The scenario is this:
In a 2 member LLC, (Members A and B), Member B decides in November to leave the company. December 1st is Member B's last day of work (Member B gives Member A less than two weeks notice that they have accepted another position elsewhere).
The two members verbally and in email agree to a buyout amount of $24,000 for member B paid out over the course of a year ($2,000 per month).
Member A gets the company lawyer to draw up the agreement. Member B starts their new job. Member B has little communication during the next couple of weeks save to do a few things like deposit a check to the company account that was sent to them instead of to Member A's address.
During December, Member B takes their first payment of $2,000. This is less than the monthly payout they would have normally taken as a active working partner.

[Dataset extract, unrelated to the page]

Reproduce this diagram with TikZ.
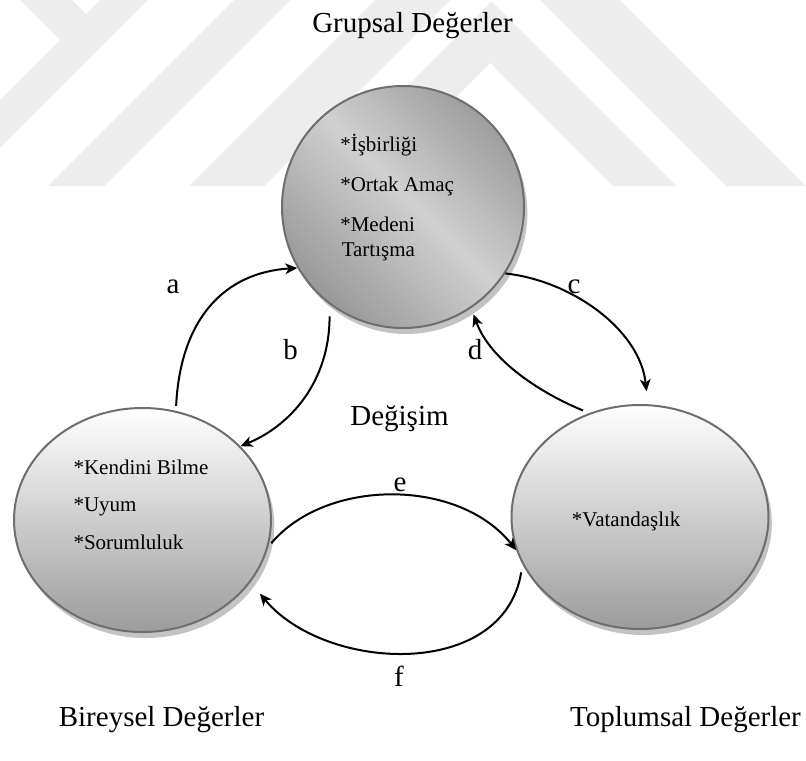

When the agreement is finished being drafted, member A sends it to member B for a signature. Member B has retained council at this point to review the agreement. Council for Member B does not like the agreement (for the primary reason that Member B's council thinks the agreement should be between the two members, but the contract as written as being between the LLC and Member B, which protects Member A in case the company fails) and due to the disagreement the agreement remains unsigned.
QUESTION:
1. As Member B has not signed the contract yet, they are still legally a 50% member in the LLC. Are they within their rights to take additional funds from the company (they still have access to a company checkbook and the company cannot create another bank account until Member B is taken off the LLC) on top of the $2,000 payment they are currently taking (Remember, Member B is not working at the company any more and has taken a full time position elsewhere.)